- _Stated task_: Take the lines of the data below from the very first through the line containing "return 1 - py / H" and output them exactly, pictures excluded.

──────────

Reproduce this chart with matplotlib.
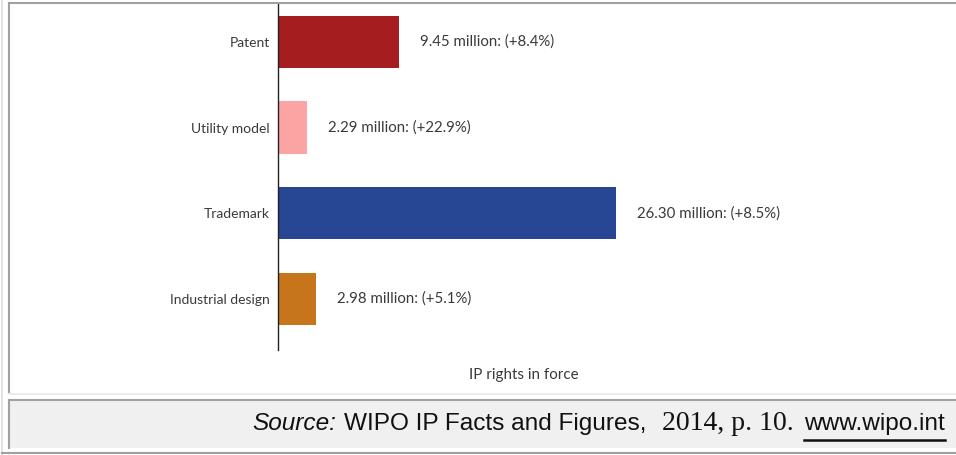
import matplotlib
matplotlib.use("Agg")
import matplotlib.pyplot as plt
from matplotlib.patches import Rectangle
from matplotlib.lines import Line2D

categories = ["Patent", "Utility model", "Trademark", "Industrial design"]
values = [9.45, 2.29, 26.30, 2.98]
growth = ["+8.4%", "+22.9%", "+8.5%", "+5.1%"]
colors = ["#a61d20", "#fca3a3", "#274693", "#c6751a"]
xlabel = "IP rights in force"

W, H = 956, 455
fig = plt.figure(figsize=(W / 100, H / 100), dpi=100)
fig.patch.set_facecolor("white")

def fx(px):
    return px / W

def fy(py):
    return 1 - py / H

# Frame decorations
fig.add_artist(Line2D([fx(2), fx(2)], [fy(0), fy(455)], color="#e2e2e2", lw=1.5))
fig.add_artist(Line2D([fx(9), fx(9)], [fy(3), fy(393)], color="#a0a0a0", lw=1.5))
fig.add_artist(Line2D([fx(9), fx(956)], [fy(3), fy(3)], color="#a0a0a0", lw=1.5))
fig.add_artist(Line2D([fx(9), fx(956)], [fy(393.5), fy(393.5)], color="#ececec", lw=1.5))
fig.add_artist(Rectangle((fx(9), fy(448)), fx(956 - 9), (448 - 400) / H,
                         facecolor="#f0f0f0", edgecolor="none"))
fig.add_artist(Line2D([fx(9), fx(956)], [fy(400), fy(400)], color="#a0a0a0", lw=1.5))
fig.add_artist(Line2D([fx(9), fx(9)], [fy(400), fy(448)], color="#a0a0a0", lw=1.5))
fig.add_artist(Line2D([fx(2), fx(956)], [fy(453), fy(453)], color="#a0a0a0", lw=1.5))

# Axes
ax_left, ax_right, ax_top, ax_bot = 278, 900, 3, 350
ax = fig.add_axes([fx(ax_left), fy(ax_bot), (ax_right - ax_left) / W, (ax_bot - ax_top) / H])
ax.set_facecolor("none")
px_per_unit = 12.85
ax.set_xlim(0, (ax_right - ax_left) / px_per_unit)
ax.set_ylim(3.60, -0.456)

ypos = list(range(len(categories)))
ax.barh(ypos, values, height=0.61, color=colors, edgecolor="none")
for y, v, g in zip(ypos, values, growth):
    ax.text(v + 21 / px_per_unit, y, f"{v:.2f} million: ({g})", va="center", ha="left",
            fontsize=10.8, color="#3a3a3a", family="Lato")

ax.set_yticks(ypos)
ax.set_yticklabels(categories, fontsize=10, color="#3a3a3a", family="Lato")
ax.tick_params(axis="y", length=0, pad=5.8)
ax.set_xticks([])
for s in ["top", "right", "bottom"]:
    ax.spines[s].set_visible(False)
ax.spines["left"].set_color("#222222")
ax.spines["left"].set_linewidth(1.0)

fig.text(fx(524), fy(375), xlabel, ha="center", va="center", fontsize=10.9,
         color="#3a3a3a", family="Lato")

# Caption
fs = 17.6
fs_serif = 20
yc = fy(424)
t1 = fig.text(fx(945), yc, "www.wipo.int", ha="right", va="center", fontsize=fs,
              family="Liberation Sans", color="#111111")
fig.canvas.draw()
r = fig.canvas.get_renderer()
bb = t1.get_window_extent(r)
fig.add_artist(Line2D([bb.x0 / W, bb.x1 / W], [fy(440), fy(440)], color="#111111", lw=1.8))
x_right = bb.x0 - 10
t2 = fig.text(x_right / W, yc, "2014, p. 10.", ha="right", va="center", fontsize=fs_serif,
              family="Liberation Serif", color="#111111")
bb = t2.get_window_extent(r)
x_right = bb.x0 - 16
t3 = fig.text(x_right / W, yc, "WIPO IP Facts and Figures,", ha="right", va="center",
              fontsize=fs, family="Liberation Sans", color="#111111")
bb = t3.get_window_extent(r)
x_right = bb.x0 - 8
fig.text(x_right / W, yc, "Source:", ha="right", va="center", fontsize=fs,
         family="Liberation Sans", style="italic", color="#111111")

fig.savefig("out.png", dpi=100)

──────────

- _The completed task_:
Reproduce this chart with matplotlib.
import matplotlib
matplotlib.use("Agg")
import matplotlib.pyplot as plt
from matplotlib.patches import Rectangle
from matplotlib.lines import Line2D

categories = ["Patent", "Utility model", "Trademark", "Industrial design"]
values = [9.45, 2.29, 26.30, 2.98]
growth = ["+8.4%", "+22.9%", "+8.5%", "+5.1%"]
colors = ["#a61d20", "#fca3a3", "#274693", "#c6751a"]
xlabel = "IP rights in force"

W, H = 956, 455
fig = plt.figure(figsize=(W / 100, H / 100), dpi=100)
fig.patch.set_facecolor("white")

def fx(px):
    return px / W

def fy(py):
    return 1 - py / H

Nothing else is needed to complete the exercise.